I live in the last house on a one-sided dead-end street, adjacent to a cemetery. Every year, on the first morning the geese return to that cemetery in all their squawking glory, I know it has officially begun. No matter what the calendar says, fall has arrived. Without fail, and simultaneously, the air cools. The leaves turn. Early rising is met with a damp, church bell ringing, reach-for-your-thick-Pats-socks-and-sweaters reminder summer is over. It’s invigorating. It’s go-time!
Soon we’ll be in the throes of the holiday season. Here, that means baking. More than the usual amount of baking. I make homemade vanilla extract in double batches because I do not dare risk running out. For the vodka, I use the cheap stuff. If you happen to have a water filter pitcher at home, and the patience, you can pour the entire bottle of vodka into the machine–exactly as you would water–and let it filter.

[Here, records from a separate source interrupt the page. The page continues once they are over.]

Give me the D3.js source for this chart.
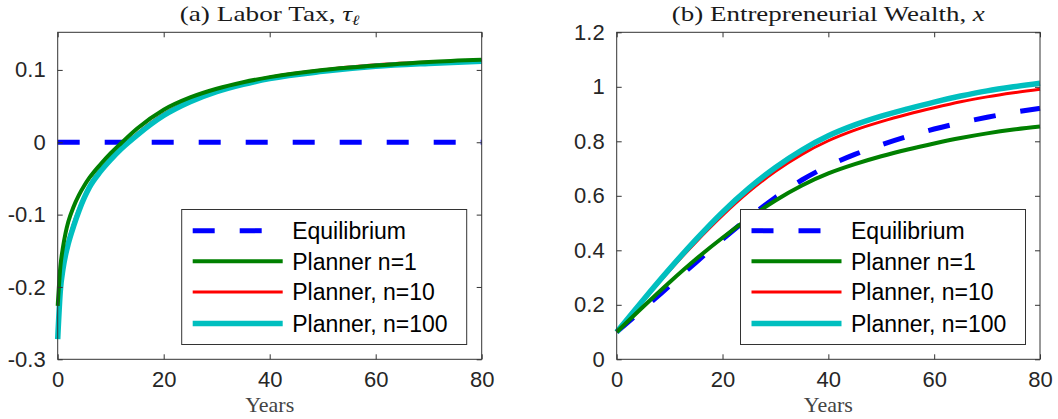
<!DOCTYPE html>
<html lang="en">
<head>
<meta charset="UTF-8">
<title>Labor Tax and Entrepreneurial Wealth</title>
<script src="https://d3js.org/d3.v7.min.js"></script>
<style>
  html, body { margin: 0; padding: 0; background: #fff; }
  svg { display: block; }
</style>
</head>
<body>
<svg id="chart" width="1058" height="419"></svg>
<script>
// ---- data ----
// (a) labor tax
const taxYears = [0, 0.5, 1, 1.5, 2, 3, 4, 5, 6, 8, 10, 12, 15, 20, 25, 30, 35, 40, 50, 60, 70, 80];
const taxEquilibrium = [0, 0, 0, 0, 0, 0, 0, 0, 0, 0, 0, 0, 0, 0, 0, 0, 0, 0, 0, 0, 0, 0];
const taxPlanner1 = [-0.226, -0.172, -0.145, -0.125, -0.11, -0.089, -0.073, -0.06, -0.049, -0.031, -0.015, -0.001, 0.019, 0.045, 0.062, 0.074, 0.083, 0.09, 0.1, 0.106, 0.111, 0.114];
const taxPlanner10 = [-0.262, -0.2, -0.171, -0.151, -0.136, -0.112, -0.092, -0.075, -0.06, -0.039, -0.022, -0.007, 0.012, 0.039, 0.058, 0.072, 0.082, 0.09, 0.1, 0.107, 0.111, 0.113];
const taxPlanner100 = [-0.272, -0.205, -0.175, -0.155, -0.14, -0.116, -0.095, -0.077, -0.062, -0.041, -0.024, -0.009, 0.01, 0.037, 0.056, 0.07, 0.08, 0.088, 0.098, 0.105, 0.109, 0.112];

// (b) entrepreneurial wealth
const wealthYears = [0, 5, 10, 15, 20, 25, 30, 35, 40, 45, 50, 55, 60, 65, 70, 75, 80];
const wealthEquilibrium = [0.10, 0.184, 0.27, 0.356, 0.44, 0.52, 0.594, 0.658, 0.71, 0.752, 0.787, 0.818, 0.845, 0.868, 0.888, 0.906, 0.921];
const wealthPlanner1 = [0.10, 0.193, 0.283, 0.368, 0.446, 0.518, 0.583, 0.638, 0.682, 0.716, 0.745, 0.77, 0.792, 0.812, 0.829, 0.843, 0.854];
const wealthPlanner10 = [0.10, 0.215, 0.326, 0.431, 0.528, 0.615, 0.69, 0.752, 0.802, 0.841, 0.872, 0.899, 0.923, 0.945, 0.963, 0.978, 0.991];
const wealthPlanner100 = [0.10, 0.218, 0.332, 0.44, 0.54, 0.628, 0.704, 0.768, 0.82, 0.86, 0.892, 0.919, 0.944, 0.966, 0.985, 1.0, 1.013];

// ticks
const xTicks = [0, 20, 40, 60, 80];
const taxTicks = [-0.3, -0.2, -0.1, 0, 0.1];
const taxTickLabels = ["-0.3", "-0.2", "-0.1", "0", "0.1"];
const wealthTicks = [0, 0.2, 0.4, 0.6, 0.8, 1, 1.2];
const wealthTickLabels = ["0", "0.2", "0.4", "0.6", "0.8", "1", "1.2"];

const seriesNames = ["Equilibrium", "Planner n=1", "Planner, n=10", "Planner, n=100"];
const seriesColors = ["#0000ff", "#008000", "#ff0000", "#00bfbf"];
const seriesWidths = [5, 4, 3, 5.5];
const seriesDash = ["22,25", null, null, null];
// draw order: equilibrium, n=10, n=100, n=1 (green sits on top in panel a)
const drawOrder = [0, 2, 3, 1];

const svg = d3.select("#chart");
const axisColor = "#333";
const sansFont = "'Liberation Sans', Arial, Helvetica, sans-serif";
const serifFont = "'Liberation Serif', 'Times New Roman', serif";

function drawPanel(p) {
    const x = d3.scaleLinear().domain([0, 80]).range([p.left, p.right]);
    const y = d3.scaleLinear().domain(p.yDomain).range([p.bottom, p.top]);
    const g = svg.append("g");

    // lines
    const line = d3.line()
        .x(d => x(d[0]))
        .y(d => y(d[1]))
        .curve(d3.curveMonotoneX);

    drawOrder.forEach(i => {
        const pts = p.years.map((t, k) => [t, p.series[i][k]]);
        g.append("path")
            .attr("d", line(pts))
            .attr("fill", "none")
            .attr("stroke", seriesColors[i])
            .attr("stroke-width", seriesWidths[i])
            .attr("stroke-linejoin", "round")
            .attr("stroke-dasharray", seriesDash[i]);
    });

    // box
    g.append("rect")
        .attr("x", p.left).attr("y", p.top)
        .attr("width", p.right - p.left).attr("height", p.bottom - p.top)
        .attr("fill", "none").attr("stroke", axisColor).attr("stroke-width", 1);

    // ticks (inside, all four sides) with d3 axes
    const tk = 5;
    g.append("g").attr("transform", `translate(0,${p.bottom})`)
        .call(d3.axisBottom(x).tickValues(xTicks).tickSize(-tk).tickPadding(12)
            .tickFormat(d3.format("d")))
        .call(a => a.select(".domain").remove())
        .call(a => a.selectAll("line").attr("stroke", axisColor))
        .call(a => a.selectAll("text").attr("fill", "#262626")
            .style("font-family", sansFont).style("font-size", "22px"));
    g.append("g").attr("transform", `translate(0,${p.top})`)
        .call(d3.axisTop(x).tickValues(xTicks).tickSize(-tk).tickFormat(""))
        .call(a => a.select(".domain").remove())
        .call(a => a.selectAll("line").attr("stroke", axisColor));
    g.append("g").attr("transform", `translate(${p.left},0)`)
        .call(d3.axisLeft(y).tickValues(p.yTicks).tickSize(-tk).tickPadding(12)
            .tickFormat((d, i) => p.yTickLabels[i]))
        .call(a => a.select(".domain").remove())
        .call(a => a.selectAll("line").attr("stroke", axisColor))
        .call(a => a.selectAll("text").attr("fill", "#262626")
            .style("font-family", sansFont).style("font-size", "22px"));
    g.append("g").attr("transform", `translate(${p.right},0)`)
        .call(d3.axisRight(y).tickValues(p.yTicks).tickSize(-tk).tickFormat(""))
        .call(a => a.select(".domain").remove())
        .call(a => a.selectAll("line").attr("stroke", axisColor));

    // title
    const cx = (p.left + p.right) / 2;
    const title = g.append("text")
        .attr("x", cx).attr("y", 21)
        .attr("text-anchor", "middle")
        .attr("fill", "#1a1a1a")
        .style("font-family", serifFont).style("font-size", "21px");
    title.append("tspan").text(p.title);
    title.append("tspan").attr("font-style", "italic").text(p.symbol);
    if (p.sub) {
        title.append("tspan").attr("font-style", "italic")
            .attr("font-size", "14px").attr("dy", 4).text(p.sub);
    }
    title.attr("textLength", p.titleWidth).attr("lengthAdjust", "spacingAndGlyphs");

    // x label
    g.append("text")
        .attr("x", cx).attr("y", 412)
        .attr("text-anchor", "middle")
        .attr("fill", "#444")
        .style("font-family", serifFont).style("font-size", "22px")
        .text("Years");

    // legend
    const lg = g.append("g");
    lg.append("rect")
        .attr("x", p.legX).attr("y", 209.5)
        .attr("width", 285).attr("height", 135)
        .attr("fill", "#fff").attr("stroke", axisColor).attr("stroke-width", 1);
    const rowY = [230.7, 261.3, 292, 323.5];
    seriesNames.forEach((name, i) => {
        lg.append("line")
            .attr("x1", p.legX + 11).attr("x2", p.legX + 101)
            .attr("y1", rowY[i]).attr("y2", rowY[i])
            .attr("stroke", seriesColors[i])
            .attr("stroke-width", seriesWidths[i])
            .attr("stroke-dasharray", seriesDash[i]);
        lg.append("text")
            .attr("x", p.legX + 110.5).attr("y", rowY[i] + 8.2)
            .attr("fill", "#000")
            .style("font-family", sansFont).style("font-size", "23px")
            .text(name);
    });
}

drawPanel({
    left: 57.7, right: 481.7, top: 32.3, bottom: 359.3,
    yDomain: [-0.3, 0.152],
    yTicks: taxTicks, yTickLabels: taxTickLabels,
    years: taxYears,
    series: [taxEquilibrium, taxPlanner1, taxPlanner10, taxPlanner100],
    title: "(a) Labor Tax, ", symbol: "τ", sub: "ℓ", titleWidth: 180,
    legX: 181.7
});

drawPanel({
    left: 616.7, right: 1040, top: 32.3, bottom: 359.3,
    yDomain: [0, 1.2],
    yTicks: wealthTicks, yTickLabels: wealthTickLabels,
    years: wealthYears,
    series: [wealthEquilibrium, wealthPlanner1, wealthPlanner10, wealthPlanner100],
    title: "(b) Entrepreneurial Wealth, ", symbol: "x", sub: null, titleWidth: 313,
    legX: 740.5
});
</script>
</body>
</html>
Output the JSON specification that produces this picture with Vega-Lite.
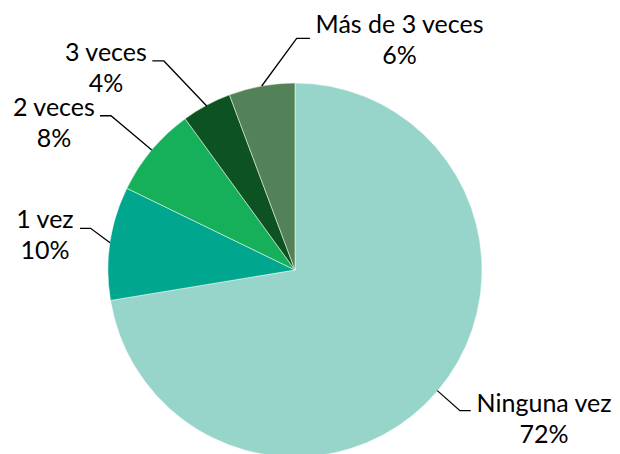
{
  "$schema": "https://vega.github.io/schema/vega-lite/v6.json",
  "width": 590,
  "height": 368,
  "autosize": "none",
  "padding": {"left": 0, "top": 86, "right": 30, "bottom": 0},
  "background": "white",
  "config": {"view": {"stroke": null}, "font": "Lato"},
  "datasets": {
    "slices": [
      {"category": "Ninguna vez", "share": 0.724, "o": 1},
      {"category": "1 vez", "share": 0.098, "o": 2},
      {"category": "2 veces", "share": 0.078, "o": 3},
      {"category": "3 veces", "share": 0.043, "o": 4},
      {"category": "Más de 3 veces", "share": 0.057, "o": 5}
    ],
    "labels": [
      {"category": "Ninguna vez", "share": 0.724, "lx": 1.332, "ly": -0.757},
      {"category": "1 vez", "share": 0.098, "lx": -1.337, "ly": 0.223},
      {"category": "2 veces", "share": 0.078, "lx": -1.289, "ly": 0.825},
      {"category": "3 veces", "share": 0.043, "lx": -1.011, "ly": 1.118},
      {"category": "Más de 3 veces", "share": 0.057, "lx": 0.559, "ly": 1.266}
    ],
    "leaders": [
      {"category": "Ninguna vez", "k": 1, "px": 0.761, "py": -0.645},
      {"category": "Ninguna vez", "k": 2, "px": 0.882, "py": -0.752},
      {"category": "Ninguna vez", "k": 3, "px": 0.940, "py": -0.752},
      {"category": "1 vez", "k": 1, "px": -0.989, "py": 0.146},
      {"category": "1 vez", "k": 2, "px": -1.093, "py": 0.223},
      {"category": "1 vez", "k": 3, "px": -1.150, "py": 0.223},
      {"category": "2 veces", "k": 1, "px": -0.766, "py": 0.642},
      {"category": "2 veces", "k": 2, "px": -0.984, "py": 0.825},
      {"category": "2 veces", "k": 3, "px": -1.043, "py": 0.825},
      {"category": "3 veces", "k": 1, "px": -0.472, "py": 0.877},
      {"category": "3 veces", "k": 2, "px": -0.701, "py": 1.118},
      {"category": "3 veces", "k": 3, "px": -0.763, "py": 1.118},
      {"category": "Más de 3 veces", "k": 1, "px": -0.178, "py": 0.984},
      {"category": "Más de 3 veces", "k": 2, "px": 0.009, "py": 1.239},
      {"category": "Más de 3 veces", "k": 3, "px": 0.080, "py": 1.239}
    ]
  },
  "resolve": {"scale": {"color": "independent"}},
  "layer": [
    {
      "data": {"name": "slices"},
      "mark": {"type": "arc", "outerRadius": 187, "stroke": "white", "strokeWidth": 0.5},
      "encoding": {
        "theta": {"field": "share", "type": "quantitative", "stack": true},
        "order": {"field": "o", "type": "quantitative"},
        "color": {
          "field": "category",
          "type": "nominal",
          "scale": {
            "domain": ["Ninguna vez", "1 vez", "2 veces", "3 veces", "Más de 3 veces"],
            "range": ["#97D5CB", "#01A68E", "#16B05B", "#0D5322", "#548258"]
          },
          "legend": null
        }
      }
    },
    {
      "data": {"name": "leaders"},
      "mark": {"type": "line", "color": "black", "strokeWidth": 1.3, "interpolate": "linear"},
      "encoding": {
        "x": {"field": "px", "type": "quantitative", "scale": {"domain": [-1.5775, 1.5775]}, "axis": null},
        "y": {"field": "py", "type": "quantitative", "scale": {"domain": [-0.98396, 0.98396]}, "axis": null},
        "detail": {"field": "category"},
        "order": {"field": "k", "type": "quantitative"}
      }
    },
    {
      "data": {"name": "labels"},
      "transform": [
        {"calculate": "[datum.category, format(datum.share, '.0%')]", "as": "txt"}
      ],
      "mark": {"type": "text", "align": "center", "baseline": "alphabetic", "fontSize": 25, "lineHeight": 31, "color": "black"},
      "encoding": {
        "x": {"field": "lx", "type": "quantitative", "scale": {"domain": [-1.5775, 1.5775]}, "axis": null},
        "y": {"field": "ly", "type": "quantitative", "scale": {"domain": [-0.98396, 0.98396]}, "axis": null},
        "text": {"field": "txt"}
      }
    }
  ]
}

You’d have to repeat this process about five times. See why you’d need patience? And you would want to use a filter that was nearing its end, and then only for the vodka. This process makes sense to me for homemade extracts and liqueurs because I use so much of it. Feel free to spend a little more on the “middle shelf” stuff.
When one bottle of extract is nearly through, I make another batch using the same bottle, leaving the beans from the previous batch in addition to the new beans–8 to 10 this time, for an even stronger vanilla extract. You’ll only do this once though, as all of the flavor from the first batch will be extracted. You can allow used beans to air dry and add them to a jar of vanilla for vanilla-scented sugar. Or grind up dried, used beans and mix the ground up beans into a jar of sugar for a more robust vanilla sugar.
Feel free to remove the beans entirely once the vanilla extract has fully steeped. I like to allow a full two months for an extract unlike anything you can buy. I wouldn’t short on potential here. You can pour the finished product into smaller bottles to give as gifts.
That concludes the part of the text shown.